> Description of the task: Leaving out the pictures, retype the lines from the beginning of the listing through the line containing "0.798, 0.790, 0.791, 0.784, 0.780, 0.774, 0.769, 0.764, 0.758]".

> Information shown:
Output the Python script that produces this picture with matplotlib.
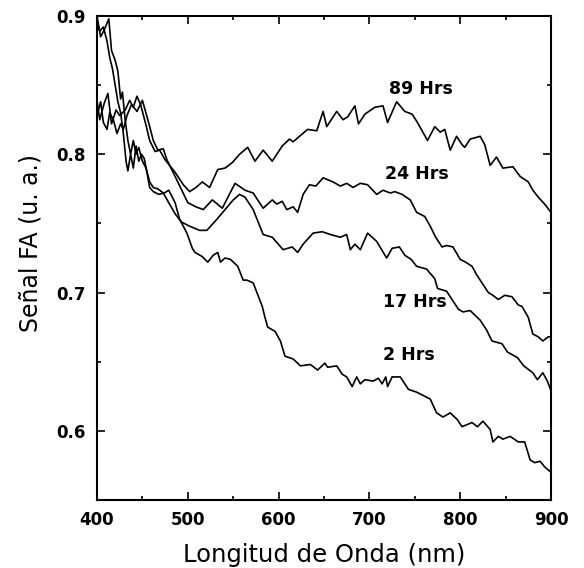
import matplotlib
matplotlib.use("Agg")
import matplotlib.pyplot as plt
from matplotlib.ticker import MultipleLocator

# ---- data ----
wl_89 = [400, 403, 408, 412, 416, 421, 425, 431, 436, 440, 444, 448, 454, 458, 464, 469, 475, 486,
         495, 502, 509, 516, 520, 524, 533, 541, 549, 557, 566, 574, 583, 593, 604, 612, 616, 623,
         632, 642, 649, 653, 664, 671, 676, 684, 688, 695, 706, 715, 720, 730, 739, 747, 752, 764,
         772, 778, 783, 789, 796, 802, 805, 811, 822, 827, 833, 840, 847, 858, 866, 875, 880, 886,
         893, 900]
fa_89 = [0.839, 0.825, 0.837, 0.844, 0.822, 0.832, 0.828, 0.832, 0.839, 0.834, 0.842, 0.836, 0.821,
         0.810, 0.802, 0.803, 0.796, 0.787, 0.778, 0.773, 0.776, 0.780, 0.778, 0.776, 0.789, 0.790,
         0.794, 0.800, 0.805, 0.795, 0.803, 0.795, 0.806, 0.811, 0.809, 0.813, 0.818, 0.817, 0.831,
         0.820, 0.831, 0.825, 0.827, 0.835, 0.822, 0.829, 0.834, 0.835, 0.823, 0.838, 0.831, 0.829,
         0.824, 0.810, 0.820, 0.816, 0.818, 0.803, 0.813, 0.807, 0.805, 0.811, 0.813, 0.807, 0.792,
         0.798, 0.790, 0.791, 0.784, 0.780, 0.774, 0.769, 0.764, 0.758]

wl_24 = [400, 404, 407, 411, 414, 418, 422, 426, 429, 433, 438, 444, 450, 456, 462, 467, 473, 477,
         486, 500, 509, 517, 527, 538, 552, 563, 572, 583, 593, 598, 604, 609, 616, 621, 627, 634,
         641, 649, 660, 668, 675, 682, 690, 698, 708, 715, 723, 728, 736, 745, 752, 761, 767, 773,
         780, 785, 792, 800, 806, 813, 818, 824, 831, 836, 842, 849, 857, 864, 868, 875, 880, 886,
         891, 897, 900]
fa_24 = [0.828, 0.838, 0.823, 0.818, 0.830, 0.825, 0.815, 0.822, 0.818, 0.828, 0.836, 0.831, 0.839,
         0.825, 0.810, 0.803, 0.804, 0.796, 0.784, 0.765, 0.762, 0.760, 0.767, 0.761, 0.779, 0.774,
         0.772, 0.761, 0.767, 0.764, 0.766, 0.760, 0.762, 0.758, 0.771, 0.778, 0.777, 0.783, 0.780,
         0.777, 0.779, 0.776, 0.779, 0.778, 0.771, 0.774, 0.772, 0.773, 0.771, 0.767, 0.758, 0.755,
         0.748, 0.740, 0.733, 0.734, 0.733, 0.724, 0.722, 0.719, 0.713, 0.707, 0.700, 0.698, 0.695,
         0.698, 0.697, 0.691, 0.690, 0.682, 0.670, 0.668, 0.665, 0.668, 0.668]

wl_17 = [400, 404, 408, 413, 416, 420, 423, 426, 428, 431, 434, 437, 440, 443, 446, 450, 454, 458,
         462, 467, 473, 479, 486, 493, 502, 513, 521, 532, 541, 550, 557, 563, 572, 583, 593, 605,
         615, 621, 627, 638, 648, 657, 668, 675, 679, 684, 690, 698, 708, 719, 725, 733, 739, 746,
         752, 763, 772, 775, 785, 792, 798, 803, 811, 822, 829, 835, 846, 852, 863, 870, 880, 885,
         891, 896, 900]
fa_17 = [0.900, 0.885, 0.890, 0.898, 0.875, 0.868, 0.860, 0.840, 0.845, 0.825, 0.810, 0.800, 0.810,
         0.800, 0.805, 0.795, 0.790, 0.780, 0.776, 0.775, 0.772, 0.765, 0.757, 0.751, 0.748, 0.745,
         0.745, 0.753, 0.760, 0.767, 0.771, 0.769, 0.760, 0.742, 0.740, 0.731, 0.733, 0.729, 0.735,
         0.743, 0.744, 0.742, 0.740, 0.742, 0.731, 0.735, 0.731, 0.743, 0.737, 0.725, 0.732, 0.733,
         0.727, 0.724, 0.719, 0.717, 0.710, 0.703, 0.701, 0.694, 0.688, 0.686, 0.687, 0.680, 0.673,
         0.665, 0.663, 0.657, 0.653, 0.647, 0.642, 0.637, 0.642, 0.636, 0.629]

wl_2 = [400, 403, 407, 411, 414, 417, 420, 423, 426, 429, 432, 434, 437, 440, 443, 446, 449, 452,
        455, 458, 462, 468, 474, 479, 486, 491, 499, 505, 508, 516, 522, 528, 533, 536, 541, 547,
        555, 561, 565, 572, 582, 585, 588, 596, 602, 607, 616, 624, 635, 643, 651, 654, 664, 670,
        675, 681, 686, 690, 695, 704, 710, 714, 718, 720, 725, 734, 743, 752, 767, 774, 781, 789,
        797, 802, 813, 819, 825, 833, 836, 842, 847, 855, 864, 871, 877, 882, 888, 893, 900]
fa_2 = [0.895, 0.889, 0.892, 0.882, 0.870, 0.862, 0.850, 0.838, 0.830, 0.815, 0.795, 0.788, 0.800,
        0.790, 0.806, 0.795, 0.800, 0.797, 0.787, 0.776, 0.773, 0.771, 0.772, 0.774, 0.765, 0.753,
        0.743, 0.732, 0.729, 0.726, 0.722, 0.727, 0.729, 0.722, 0.725, 0.724, 0.719, 0.709, 0.709,
        0.707, 0.690, 0.682, 0.675, 0.672, 0.665, 0.654, 0.652, 0.647, 0.648, 0.644, 0.649, 0.646,
        0.647, 0.641, 0.639, 0.632, 0.639, 0.634, 0.637, 0.636, 0.638, 0.634, 0.639, 0.632, 0.639,
        0.639, 0.630, 0.628, 0.623, 0.613, 0.610, 0.613, 0.608, 0.603, 0.606, 0.603, 0.607, 0.601,
        0.592, 0.596, 0.594, 0.596, 0.592, 0.592, 0.579, 0.577, 0.578, 0.574, 0.570]

labels = ["89 Hrs", "24 Hrs", "17 Hrs", "2 Hrs"]
label_x = [757, 752, 750, 744]
label_y = [0.847, 0.786, 0.693, 0.655]

x_ticks = [400, 500, 600, 700, 800, 900]
y_ticks = [0.6, 0.7, 0.8, 0.9]

# ---- figure ----
fig = plt.figure(figsize=(5.84, 5.68), dpi=100)
ax = fig.add_axes([97 / 584, 1 - 500 / 568, (551 - 97) / 584, (500 - 16) / 568])

for wl, fa in [(wl_89, fa_89), (wl_24, fa_24), (wl_17, fa_17), (wl_2, fa_2)]:
    ax.plot(wl, fa, color="black", lw=1.2)

for t, xx, yy in zip(labels, label_x, label_y):
    ax.text(xx, yy, t, ha="center", va="center", fontsize=12.5, fontweight="bold",
            family="DejaVu Sans")

ax.set_xlim(400, 900)
ax.set_ylim(0.55, 0.9)
ax.set_xticks(x_ticks)
ax.set_yticks(y_ticks)
ax.set_xticklabels([str(v) for v in x_ticks])
ax.set_yticklabels([f"{v:.1f}" for v in y_ticks])
ax.xaxis.set_minor_locator(MultipleLocator(50))
ax.yaxis.set_minor_locator(MultipleLocator(0.05))
ax.tick_params(which="both", direction="in", top=True, right=True, width=1.2)
ax.tick_params(which="major", length=6, labelsize=12, pad=8)
ax.tick_params(which="minor", length=3)
for lab in ax.get_xticklabels() + ax.get_yticklabels():
    lab.set_fontweight("bold")
for s in ax.spines.values():
    s.set_linewidth(1.5)

ax.set_xlabel("Longitud de Onda (nm)", fontsize=17.5, labelpad=10)
ax.set_ylabel("Señal FA (u. a.)", fontsize=17)
ax.yaxis.set_label_coords(-0.12, 0.53)

fig.savefig("out.png", dpi=100)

> Full solution:
Output the Python script that produces this picture with matplotlib.
import matplotlib
matplotlib.use("Agg")
import matplotlib.pyplot as plt
from matplotlib.ticker import MultipleLocator

# ---- data ----
wl_89 = [400, 403, 408, 412, 416, 421, 425, 431, 436, 440, 444, 448, 454, 458, 464, 469, 475, 486,
         495, 502, 509, 516, 520, 524, 533, 541, 549, 557, 566, 574, 583, 593, 604, 612, 616, 623,
         632, 642, 649, 653, 664, 671, 676, 684, 688, 695, 706, 715, 720, 730, 739, 747, 752, 764,
         772, 778, 783, 789, 796, 802, 805, 811, 822, 827, 833, 840, 847, 858, 866, 875, 880, 886,
         893, 900]
fa_89 = [0.839, 0.825, 0.837, 0.844, 0.822, 0.832, 0.828, 0.832, 0.839, 0.834, 0.842, 0.836, 0.821,
         0.810, 0.802, 0.803, 0.796, 0.787, 0.778, 0.773, 0.776, 0.780, 0.778, 0.776, 0.789, 0.790,
         0.794, 0.800, 0.805, 0.795, 0.803, 0.795, 0.806, 0.811, 0.809, 0.813, 0.818, 0.817, 0.831,
         0.820, 0.831, 0.825, 0.827, 0.835, 0.822, 0.829, 0.834, 0.835, 0.823, 0.838, 0.831, 0.829,
         0.824, 0.810, 0.820, 0.816, 0.818, 0.803, 0.813, 0.807, 0.805, 0.811, 0.813, 0.807, 0.792,
         0.798, 0.790, 0.791, 0.784, 0.780, 0.774, 0.769, 0.764, 0.758]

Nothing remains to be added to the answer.